The Artemis II crew——Glover, Reid Wiseman, Christina Koch, and Jeremy Hansen——spent roughly ten days farther from Earth than any humans in history, a distance that set a record their predecessors will eventually break. They returned through the atmosphere at nearly Mach 39, a speed that turned the heat shield into a controlled burn. NASA Administrator Jared Isaacman said the heat shield performed as expected, with no chunks missing. The crew described the re-entry freefall as akin to BASE jumping backwards off a skyscraper. The toilet malfunctioned. A helium valve leaked. These are not the things that kill a program.

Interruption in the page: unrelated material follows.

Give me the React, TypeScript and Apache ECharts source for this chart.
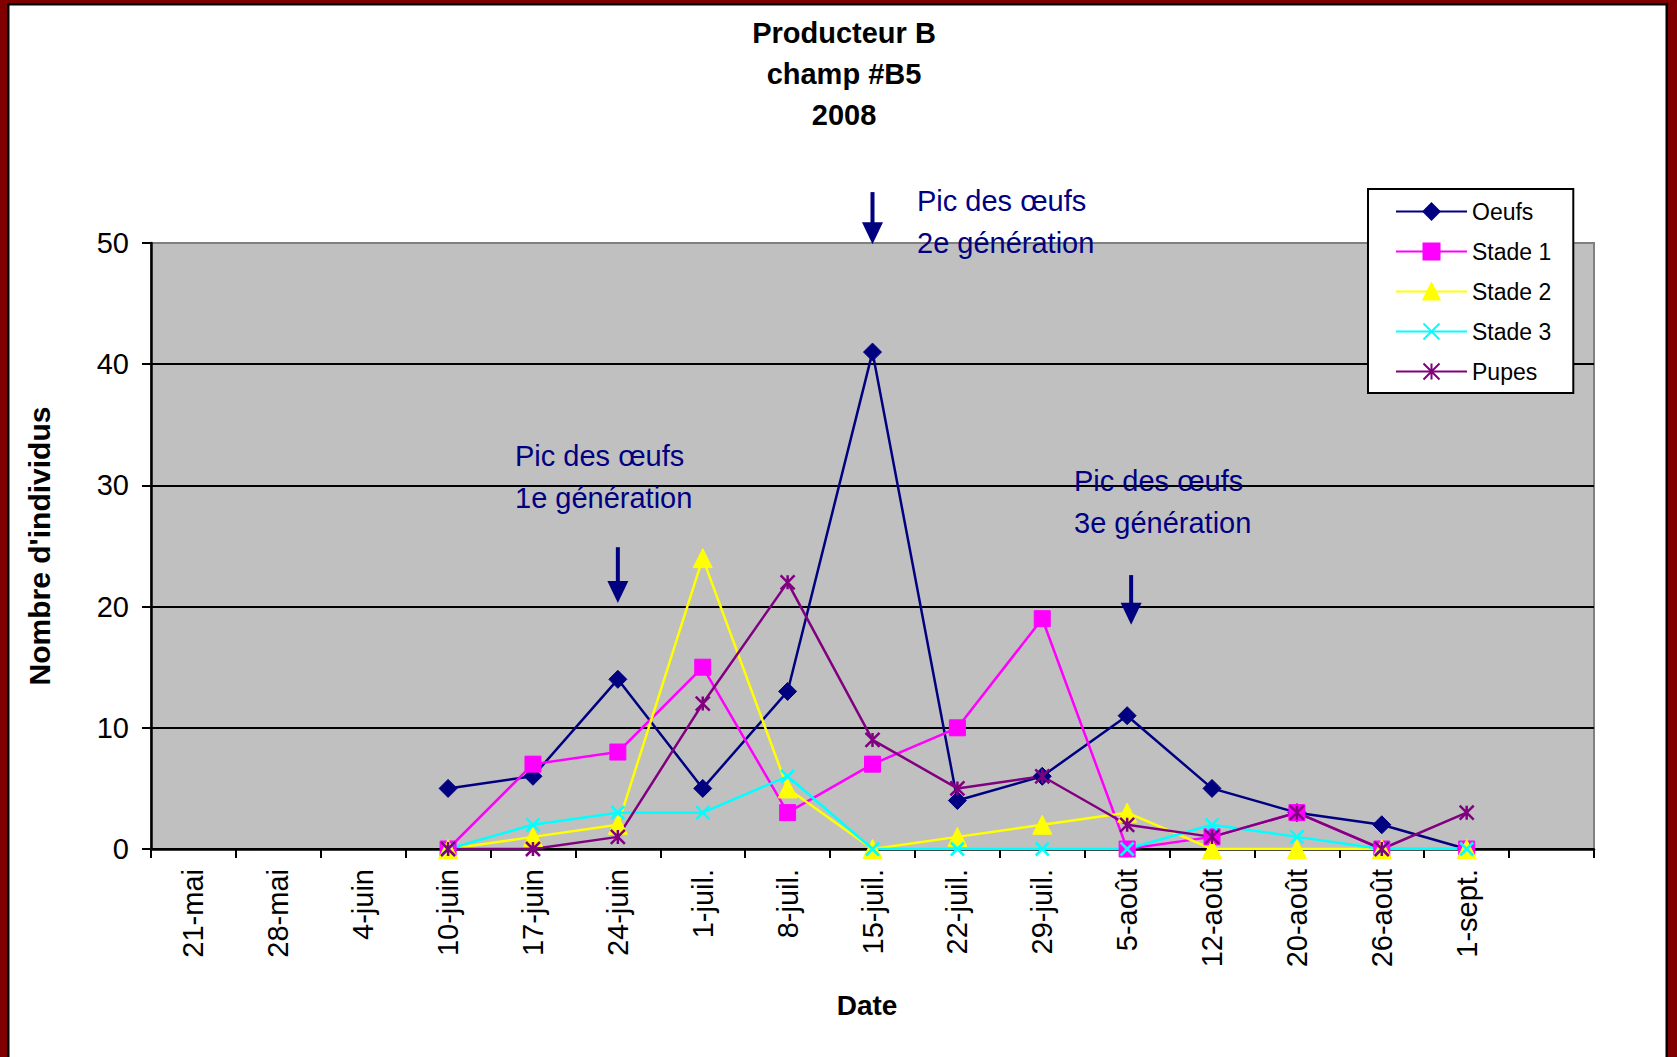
import React, { useEffect, useRef } from 'react';
import * as echarts from 'echarts';

const categories = ['21-mai', '28-mai', '4-juin', '10-juin', '17-juin', '24-juin', '1-juil.', '8-juil.', '15-juil.', '22-juil.', '29-juil.', '5-août', '12-août', '20-août', '26-août', '1-sept.', ''];
const oeufs = [null, null, null, 5, 6, 14, 5, 13, 41, 4, 6, 11, 5, 3, 2, 0, null];
const stade1 = [null, null, null, 0, 7, 8, 15, 3, 7, 10, 19, 0, 1, 3, 0, 0, null];
const stade2 = [null, null, null, 0, 1, 2, 24, 5, 0, 1, 2, 3, 0, 0, 0, 0, null];
const stade3 = [null, null, null, 0, 2, 3, 3, 6, 0, 0, 0, 0, 2, 1, 0, 0, null];
const pupes = [null, null, null, 0, 0, 1, 12, 22, 9, 5, 6, 2, 1, 3, 0, 3, null];
const seriesNames = ['Oeufs', 'Stade 1', 'Stade 2', 'Stade 3', 'Pupes'];
const titleText = 'Producteur B\nchamp #B5\n2008';
const yAxisName = "Nombre d'individus";
const xAxisName = 'Date';

// arrow annotations: category, shaft start value, tip value
const arrowCats = ['24-juin', '15-juil.', '5-août'];
const arrowFrom = [24.9, 54.2, 22.6];
const arrowTo = [20.3, 49.9, 18.5];
const arrowShift = [0, 0, 4];
const noteLines = [
  ['Pic des œufs', '1e génération'],
  ['Pic des œufs', '2e génération'],
  ['Pic des œufs', '3e génération'],
];
const noteLeft = [515, 917, 1074];
const noteTop = [456, 201, 481];

const FONT = '"Liberation Sans", Arial, Helvetica, sans-serif';
const NAVY = '#000080';

export default function App() {
  const ref = useRef<HTMLDivElement>(null);
  useEffect(() => {
    document.body.style.margin = '0';
    const chart = echarts.init(ref.current!, null, { renderer: 'svg' });
    const mk = (name: string, data: any[], color: string, symbol: string, size: number, stroke: boolean) => ({
      name,
      type: 'line',
      data,
      symbol,
      symbolSize: size,
      lineStyle: { color, width: 2.5 },
      itemStyle: { color, borderColor: color, borderWidth: stroke ? 2.5 : 1 },
      emphasis: { disabled: true },
    });
    chart.setOption({
      animation: false,
      backgroundColor: '#ffffff',
      textStyle: { fontFamily: FONT },
      title: {
        text: titleText,
        left: 839,
        textAlign: 'center',
        top: 7,
        textStyle: { fontFamily: FONT, fontSize: 29, fontWeight: 'bold', color: '#000', lineHeight: 41 },
      },
      legend: {
        orient: 'vertical',
        left: 1368,
        top: 189,
        padding: [11, 22, 10, 27],
        itemWidth: 71,
        itemHeight: 20,
        itemGap: 17,
        backgroundColor: '#ffffff',
        borderColor: '#000',
        borderWidth: 2,
        selectedMode: false,
        data: seriesNames,
        textStyle: { fontFamily: FONT, fontSize: 23, color: '#000', lineHeight: 20 },
      },
      grid: {
        left: 151,
        top: 243,
        width: 1443,
        height: 606,
        show: true,
        backgroundColor: '#C0C0C0',
        borderColor: '#808080',
        borderWidth: 2,
      },
      xAxis: {
        type: 'category',
        data: categories,
        boundaryGap: true,
        name: xAxisName,
        nameLocation: 'middle',
        nameGap: 142,
        nameTextStyle: { fontFamily: FONT, fontSize: 28, fontWeight: 'bold', color: '#000', padding: [0, 11, 0, 0] },
        axisLine: { lineStyle: { color: '#000', width: 2.5 } },
        axisTick: { show: true, length: 9, lineStyle: { color: '#000', width: 2 } },
        axisLabel: { interval: 0, rotate: 90, margin: 20, fontFamily: FONT, fontSize: 29, color: '#000' },
        splitLine: { show: false },
      },
      yAxis: {
        type: 'value',
        min: 0,
        max: 50,
        interval: 10,
        name: yAxisName,
        nameLocation: 'middle',
        nameGap: 97,
        nameTextStyle: { fontFamily: FONT, fontSize: 30, fontWeight: 'bold', color: '#000' },
        axisLine: { show: true, lineStyle: { color: '#000', width: 2.5 } },
        axisTick: { show: true, length: 9, lineStyle: { color: '#000', width: 2 } },
        axisLabel: { margin: 22, fontFamily: FONT, fontSize: 29, color: '#000' },
        splitLine: { show: true, lineStyle: { color: ['#000', '#000', '#000', '#000', '#000', '#808080'], width: 2 } },
      },
      series: [
        mk('Oeufs', oeufs, NAVY, 'diamond', 18, false),
        mk('Stade 1', stade1, '#FF00FF', 'rect', 16, false),
        mk('Stade 2', stade2, '#FFFF00', 'triangle', 19, false),
        mk('Stade 3', stade3, '#00FFFF', 'path://M0,0L10,10M10,0L0,10', 13, true),
        mk('Pupes', pupes, '#800080', 'path://M0,0L10,10M10,0L0,10M5,0L5,10', 14, true),
      ],
    });

    const elements: any[] = [];
    arrowCats.forEach((cat, i) => {
      const top = chart.convertToPixel({ gridIndex: 0 }, [cat, arrowFrom[i]]) as number[];
      const tip = chart.convertToPixel({ gridIndex: 0 }, [cat, arrowTo[i]]) as number[];
      const x = top[0] + arrowShift[i];
      const headLen = 22;
      const headHalf = 10.5;
      elements.push({
        type: 'line',
        z: 100,
        shape: { x1: x, y1: top[1], x2: x, y2: tip[1] - headLen + 2 },
        style: { stroke: NAVY, lineWidth: 4 },
      });
      elements.push({
        type: 'polygon',
        z: 100,
        shape: { points: [[x - headHalf, tip[1] - headLen], [x + headHalf, tip[1] - headLen], [x, tip[1]]] },
        style: { fill: NAVY },
      });
      noteLines[i].forEach((t, j) => {
        elements.push({
          type: 'text',
          z: 100,
          x: noteLeft[i],
          y: noteTop[i] + j * 42,
          style: { text: t, fill: NAVY, fontFamily: FONT, fontSize: 29, align: 'left', verticalAlign: 'middle' },
        });
      });
    });
    // outer frame
    elements.push({ type: 'rect', z: 200, shape: { x: 0, y: 0, width: 7, height: 1057 }, style: { fill: '#800000' } });
    elements.push({ type: 'rect', z: 200, shape: { x: 7, y: 3, width: 2.5, height: 1054 }, style: { fill: '#000' } });
    elements.push({ type: 'rect', z: 200, shape: { x: 0, y: 0, width: 1677, height: 3 }, style: { fill: '#800000' } });
    elements.push({ type: 'rect', z: 200, shape: { x: 7, y: 3, width: 1661, height: 2.5 }, style: { fill: '#000' } });
    elements.push({ type: 'rect', z: 200, shape: { x: 1668, y: 0, width: 9, height: 1057 }, style: { fill: '#800000' } });
    elements.push({ type: 'rect', z: 200, shape: { x: 1665.5, y: 3, width: 2.5, height: 1054 }, style: { fill: '#000' } });
    chart.setOption({ graphic: { elements } });

    return () => chart.dispose();
  }, []);
  return <div ref={ref} style={{ width: 1677, height: 1057 }} />;
}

These are the things that save one.
The uncomfortable history of NASA is that programs die after they work. Apollo flew nine missions to the Moon and landed twelve people on it. Richard Nixon ended the program anyway. Skylab, America's first space station, hosted three crews before Congress de-funded it. The Space Shuttle's follow-on, Freedom, never flew——it became the International Space Station only after years of redesigns and international partners who could share the political cost. Constellation, NASA's Moon program after Apollo, was cancelled in 2010 by the Obama administration two years after an independent review found it underfunded and behind schedule. In each case, the problem was not failure. The problem was that the political case for continuation required a new crisis, and success did not supply one.
Artemis is not immune to this logic. The program's stated goal is a sustained human presence on the Moon, but its actual political logic has always depended on a gap between aspiration and achievement. A crew that says the vehicle works, and works better than expected, closes that gap. Reid Wiseman said at the press conference that NASA could put the Artemis III Orion on the SLS rocket tomorrow and launch it, and the crew would be in great shape. That is a remarkable statement from a NASA astronaut about a vehicle that has now flown exactly once with humans aboard.
The heat shield on that flight, made of a material called Avcoat, showed some charring on the shoulder edge where it met the capsule's conical structure, but no other obvious damage. This is the same heat shield that cracked on the uncrewed Artemis I flight——the same shield, still in question, on the vehicle that is supposed to carry the next crew to lunar orbit. Isaacman has said the trajectory that caused the cracking has been adjusted. He has not said what happens if the adjustment fails.
The political durability problem for Artemis is not the engineering. The engineering is, by all accounts from the people who flew it, fine——better than fine, actually, which is its own kind of problem. The political durability problem is that every previous NASA program that worked brilliantly was cancelled anyway, usually within a few years of its peak achievement. The Artemis II crew did not cause this problem. They simply made it harder to ignore.
The next milestone is Artemis III: the mission that puts two astronauts on the lunar surface for the first time since 1972. If it flies, and if it works, the political conversation about Artemis will shift again. If it slips——a pattern NASA knows well——the program's opponents will have a new argument. The crew thinks the vehicle is ready. Whether that matters to Congress is a different question, and the answer is not obvious.